Clement Greenberg, always a shrewd observer of the American art scene, remarked in 1950 that Hartley’s landscapes
have an intensity and are animated by a desire to break through to a fresh and directer reality of pictorial feeling that bring them close somehow to the most recent abstract painting. I myself value them for their clumsiness and the sincerity of their failures almost as much for the rightness of their successes. There are and have been greater painters than Hartley, but few whose sentiment I value more.
I myself would say “awkward” rather than clumsy, but otherwise Greenberg put his finger on it: Hartley was to Cézanne what Milton Avery, another chronically underappreciated American master, was to Matisse, and it is Cézanne’s deliberately, purposefully awkward way of portraying the visible world that shaped his later style more than that of any other painter. Such artists are rarely fashionable, whether in their own time or for long afterward.
To be sure, most American scholars agree that Hartley was an artist of quality, and you’ll find at least one of his paintings hanging in most American museums, in part because his work is more affordable than that of his celebrated successors. (That’s why Mrs. T and I were able to acquire one of his little-known lithographs in 2006.) Many of the finest paintings and drawings in “Marsden Hartley’s Maine,” for instance, are owned by such regional collections as Maine’s Colby College Art Museum, Arkansas’ Crystal Bridges Museum of American Art, New Hampshire’s Currier Museum of Art, and the Saint Louis Art Museum.
Nevertheless, opportunities to see and digest Hartley’s work in bulk are vanishingly rare, which is part of what makes this well-curated, sensitively hung show so important. It’s not a conventional retrospective, concentrating as it does on his paintings, early and late, of Maine and its people. To the extent that he’s remembered today, it’s for the work that he did in between, especially during the time that he lived in Germany, where he turned out a series of emotionally charged abstract paintings that have long found favor with critics who have little use for the rest of his output.
But Hartley, in his own opinion and in mine as well, was usually at his best when he painted Maine. “Maine is a strong silent country,” he wrote in 1939, “and so I being born there am able to express it in terms of itself with which I am familiar.” Accordingly, “Marsden Hartley’s Maine” contains dozens of stirring canvases that show the state he loved in a wide variety of aspects. My four favorite pieces in the show, “Winter Chaos, Blizzard” (1909), “Smelt Brook Falls” (1937), “Storm Down Pine Point Way, Old Orchard Beach” (1941-43), and “Mount Katahdin, Snow Storm” (1942), are all reproduced here. None is like its companions save in subject matter, yet all are instantly recognizable as his work. To see them in a single day, along with many other paintings of like quality, was a experience I never thought I’d have.
It’s possible that I wouldn’t have come to love Hartley as passionately as I do had Mrs.
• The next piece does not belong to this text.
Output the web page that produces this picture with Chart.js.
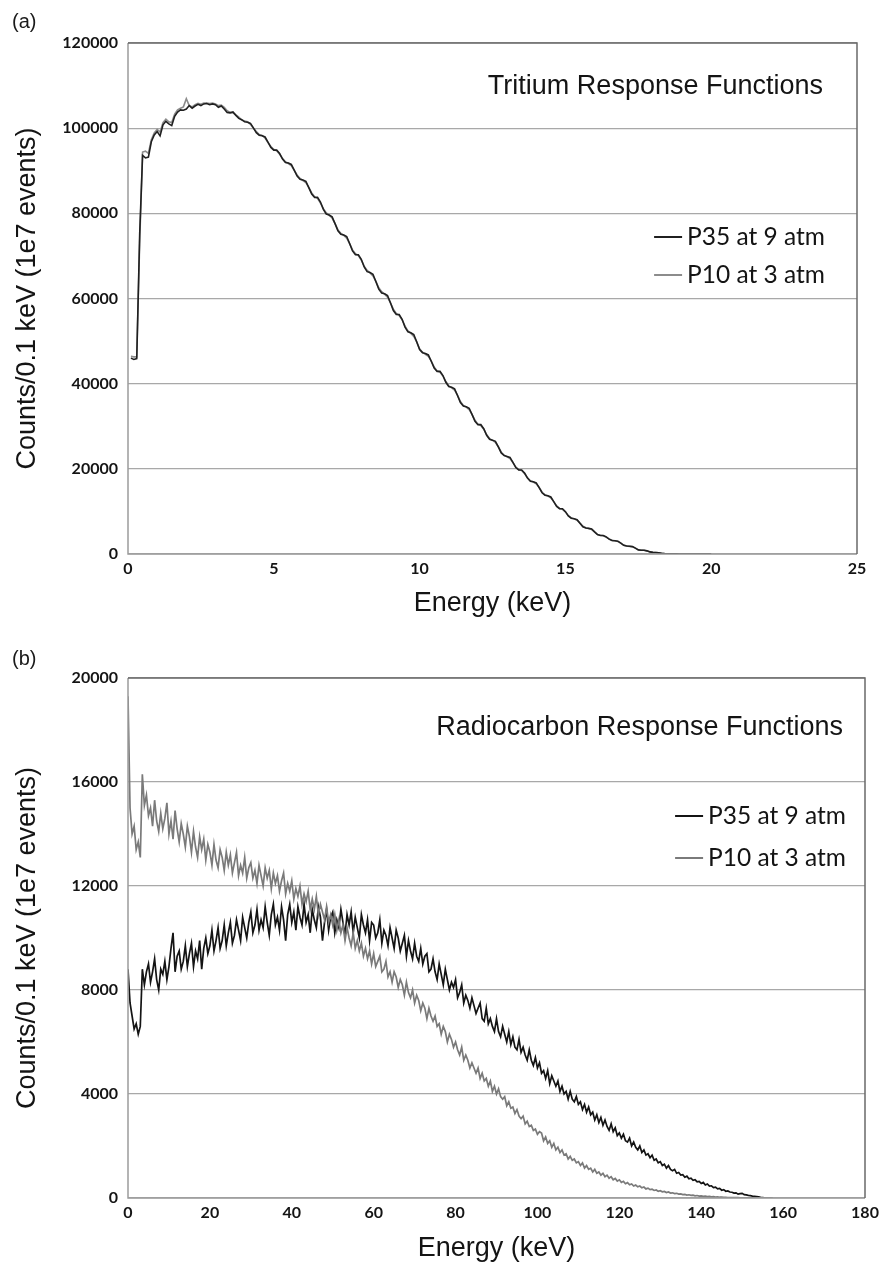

T and I not spent so much time up north in recent years. Whenever I see one of his later paintings, I’m put in mind of Maine’s endlessly varied, endlessly fascinating landscapes and seascapes. All the more reason, then, why I should have been so thrilled by “Marsden Hartley’s Maine.” Nobody, not even Winslow Homer or John Marin, has had a richer appreciation of the stony, unyielding beauty of Maine, and I doubt you’ll ever get a better chance to see how much he made of it.